To solve this, the authors advocate Agentified Agent Assessment (AAA) — a paradigm where evaluation is performed by judge agents and all participants interact through standardized protocols: A2A for task management and MCP for tool access. The key innovation is that conventional benchmarking defines two separate interfaces (one for the benchmark, one for the agent), while AAA only needs one unified interface. This yields a generic framework that separates assessment logic from agent implementation and enables reproducible, interoperable, and multi-agent evaluation.
Concrete Realization: AgentBeats
As a concrete implementation of AAA, the researchers introduce AgentBeats, which identifies five practical operation modes that make standardized assessment compatible with real-world constraints on openness, privacy, and reproducibility. The paper reports two validation studies.
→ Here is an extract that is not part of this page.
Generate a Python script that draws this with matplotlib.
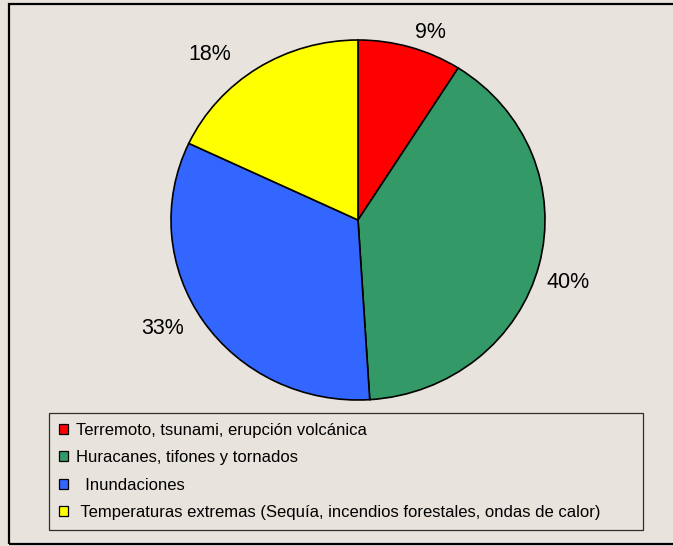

The first was a five-month open competition that drew 298 judge agents across 12 categories together with 467 subject agents from independent participants, demonstrating that AAA applies across a heterogeneous range of benchmarks. The second was a case study on coding agents that confirmed agentified evaluation preserves fidelity with the public record while surfacing previously missing head-to-head results, yielding research insights about agent design.
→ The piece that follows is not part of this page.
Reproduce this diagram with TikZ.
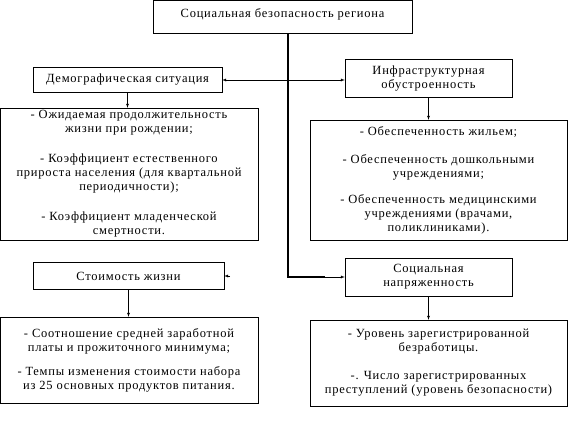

Validating Coverage, Practicality, and Fidelity
The authors state that combining a community-scale field study and a controlled coding case study verifies that AAA delivers coverage, practicality, and fidelity across heterogeneous scenarios at scale. Together, AAA and AgentBeats offer a clear path toward open, standardized, and reproducible agent assessment.
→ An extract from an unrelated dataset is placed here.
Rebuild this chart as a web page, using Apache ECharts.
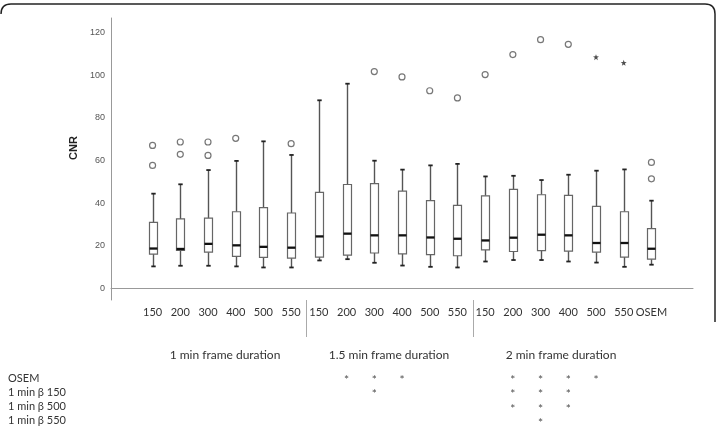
<!DOCTYPE html>
<html>
<head>
<meta charset="utf-8">
<script src="https://cdn.jsdelivr.net/npm/echarts@6/dist/echarts.min.js"></script>
<style>html,body{margin:0;padding:0;background:#fff;}#c{width:717px;height:430px;}</style>
</head>
<body>
<div id="c"></div>
<script>
// ---- data ----
const categories = ['150','200','300','400','500','550','150','200','300','400','500','550','150','200','300','400','500','550','OSEM'];
const whiskerLow  = [10.2,10.5,10.5,10.2,9.7,9.7, 13.0,13.6,11.9,10.6,10.0,9.7, 12.5,13.2,13.2,12.5,12.0,10.0, 11.0];
const q1          = [16.0,17.7,16.9,14.9,14.4,14.1, 14.6,15.5,16.5,16.1,15.7,15.2, 18.0,17.2,17.6,17.4,16.9,14.6, 13.6];
const median      = [18.6,18.4,20.8,20.1,19.4,19.0, 24.3,25.6,24.8,24.8,23.8,23.2, 22.4,23.7,25.1,24.8,21.2,21.2, 18.5];
const q3          = [30.9,32.5,32.9,35.9,37.8,35.3, 45.0,48.7,49.1,45.6,41.1,38.9, 43.4,46.4,43.9,43.6,38.4,35.9, 28.0];
const whiskerHigh = [44.4,48.8,55.5,59.8,69.0,62.6, 88.3,96.1,59.9,55.7,57.7,58.4, 52.5,52.8,50.8,53.3,55.2,55.8, 41.1];
// outliers: [category index, value]
const outliers = [[0,67.1],[0,57.7],[1,68.7],[1,62.9],[2,68.7],[2,62.4],[3,70.4],[5,67.9],
  [8,101.8],[9,99.3],[10,92.8],[11,89.4],[12,100.4],[13,109.8],[14,116.8],[15,114.6],[18,59.1],[18,51.4]];
const extremes = [[16,108.6],[17,105.9]];
const yTicks = [0,20,40,60,80,100,120];
const groupLabels = ['1 min frame duration','1.5 min frame duration','2 min frame duration'];
const sigRows = ['OSEM','1 min \u03b2 150','1 min \u03b2 500','1 min \u03b2 550'];
// significance marks: [category index, row index]
const sigMarks = [[7,0],[8,0],[9,0],[13,0],[14,0],[15,0],[16,0],
  [8,1],[13,1],[14,1],[15,1],
  [13,2],[14,2],[15,2],
  [14,3]];

// ---- chart ----
const axisCats = [''].concat(categories).concat(['']);
const boxData = categories.map((c,i)=>[i+1, whiskerLow[i], q1[i], median[i], q3[i], whiskerHigh[i]]);

function renderBox(params, api){
  const x = api.value(0);
  const lo = api.coord([x, api.value(1)]);
  const b1 = api.coord([x, api.value(2)]);
  const md = api.coord([x, api.value(3)]);
  const b3 = api.coord([x, api.value(4)]);
  const hi = api.coord([x, api.value(5)]);
  const cx = Math.round(lo[0]) + 0.5, hw = 4, cw = 2.2;
  return {type:'group', children:[
    {type:'line', shape:{x1:cx,y1:hi[1],x2:cx,y2:b3[1]}, style:{stroke:'#555',lineWidth:1.4}},
    {type:'line', shape:{x1:cx,y1:b1[1],x2:cx,y2:lo[1]}, style:{stroke:'#555',lineWidth:1.4}},
    {type:'line', shape:{x1:cx-cw,y1:hi[1],x2:cx+cw,y2:hi[1]}, style:{stroke:'#222',lineWidth:1.8}},
    {type:'line', shape:{x1:cx-cw,y1:lo[1],x2:cx+cw,y2:lo[1]}, style:{stroke:'#222',lineWidth:1.8}},
    {type:'rect', shape:{x:cx-hw,y:b3[1],width:2*hw,height:b1[1]-b3[1]}, style:{fill:'#fff',stroke:'#666',lineWidth:1.2}},
    {type:'line', shape:{x1:cx-hw,y1:md[1],x2:cx+hw,y2:md[1]}, style:{stroke:'#111',lineWidth:2.3}}
  ]};
}

const starPath = 'path://M0,-10L2.35,-3.24L9.51,-3.09L3.8,1.24L5.88,8.09L0,4L-5.88,8.09L-3.8,1.24L-9.51,-3.09L-2.35,-3.24Z';
const font = 'Lato, "Open Sans", sans-serif';
const border = {stroke:'#222',lineWidth:1.5,fill:null};

const chart = echarts.init(document.getElementById('c'), null, {renderer:'canvas'});
chart.setOption({
  animation:false,
  backgroundColor:'#fff',
  grid:[{left:111,right:24,top:18,bottom:130},{left:111,right:24,top:371,height:57}],
  xAxis:[
    {type:'category',gridIndex:0,data:axisCats,
     axisLine:{lineStyle:{color:'#999',width:1}},axisTick:{show:false},
     axisLabel:{interval:0,margin:7,fontSize:11,color:'#333',fontFamily:font}},
    {type:'category',gridIndex:1,data:axisCats,show:false}
  ],
  yAxis:[
    {type:'value',gridIndex:0,min:-5.6,max:127,
     axisLine:{show:true,lineStyle:{color:'#999',width:1}},axisTick:{show:false},splitLine:{show:false},
     axisLabel:{customValues:yTicks,fontSize:9,color:'#555',margin:6,fontFamily:'"Liberation Sans", Arial, sans-serif'}},
    {type:'category',gridIndex:1,data:sigRows,inverse:true,
     axisLine:{show:false},axisTick:{show:false},splitLine:{show:false},
     axisLabel:{interval:0,hideOverlap:false,margin:103,align:'left',fontSize:11,color:'#333',fontFamily:font}}
  ],
  series:[
    {type:'custom',xAxisIndex:0,yAxisIndex:0,data:boxData,encode:{x:0,y:[1,2,3,4,5]},renderItem:renderBox,z:2},
    {type:'scatter',xAxisIndex:0,yAxisIndex:0,data:outliers.map(o=>[o[0]+1,o[1]]),symbol:'circle',symbolSize:6,
     itemStyle:{color:'#fff',borderColor:'#555',borderWidth:1.2},z:3},
    {type:'scatter',xAxisIndex:0,yAxisIndex:0,data:extremes.map(o=>[o[0]+1,o[1]]),symbol:starPath,symbolSize:6,
     itemStyle:{color:'#222'},z:3},
    {type:'scatter',xAxisIndex:1,yAxisIndex:1,data:sigMarks.map(m=>[m[0]+1,m[1]]),symbolSize:1,
     itemStyle:{color:'rgba(0,0,0,0)'},
     label:{show:true,formatter:'*',position:'inside',fontSize:12,color:'#222',offset:[0,2],fontFamily:font}}
  ],
  graphic:[
    {type:'line',shape:{x1:11,y1:4,x2:705,y2:4},style:border,silent:true},
    {type:'bezierCurve',shape:{x1:1,y1:14,cpx1:1,cpy1:4,x2:11,y2:4},style:border,silent:true},
    {type:'bezierCurve',shape:{x1:705,y1:4,cpx1:715,cpy1:4,x2:715,y2:14},style:border,silent:true},
    {type:'line',shape:{x1:715,y1:14,x2:715,y2:322},style:border,silent:true},
    {type:'text',x:74,y:148,rotation:Math.PI/2,style:{text:'CNR',font:'bold 11px "Liberation Sans", Arial, sans-serif',fill:'#222',textAlign:'center',textVerticalAlign:'middle'}},
    {type:'line',shape:{x1:306.5,y1:300,x2:306.5,y2:337},style:{stroke:'#aaa',lineWidth:1}},
    {type:'line',shape:{x1:473.5,y1:300,x2:473.5,y2:337},style:{stroke:'#aaa',lineWidth:1}},
    {type:'text',x:225,y:355,style:{text:groupLabels[0],font:'12px '+font,fill:'#333',textAlign:'center',textVerticalAlign:'middle'}},
    {type:'text',x:389,y:355,style:{text:groupLabels[1],font:'12px '+font,fill:'#333',textAlign:'center',textVerticalAlign:'middle'}},
    {type:'text',x:561,y:355,style:{text:groupLabels[2],font:'12px '+font,fill:'#333',textAlign:'center',textVerticalAlign:'middle'}}
  ]
});
</script>
</body>
</html>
Implications for Enterprise Technology Decision-Makers
For CTOs and technology procurement leaders evaluating AI agents — whether for supply chain optimization, code generation, or customer service — the fragmentation problem identified in the paper directly affects return on investment. Currently, organizations must build custom evaluation harnesses for each agent system, wasting engineering hours and risking inconsistent results. The AAA approach, if adopted industry-wide, could reduce integration overhead and enable apples-to-apples comparisons across vendors. The open competition format, with 298 judge agents and 467 subject agents, provides a proof point that heterogeneous agent ecosystems can be assessed under a unified protocol. While the paper does not yet cite enterprise users, the potential for standardized procurement testing is clear. Future work will need to extend the five operation modes to specific compliance and security requirements common in trade and logistics technology.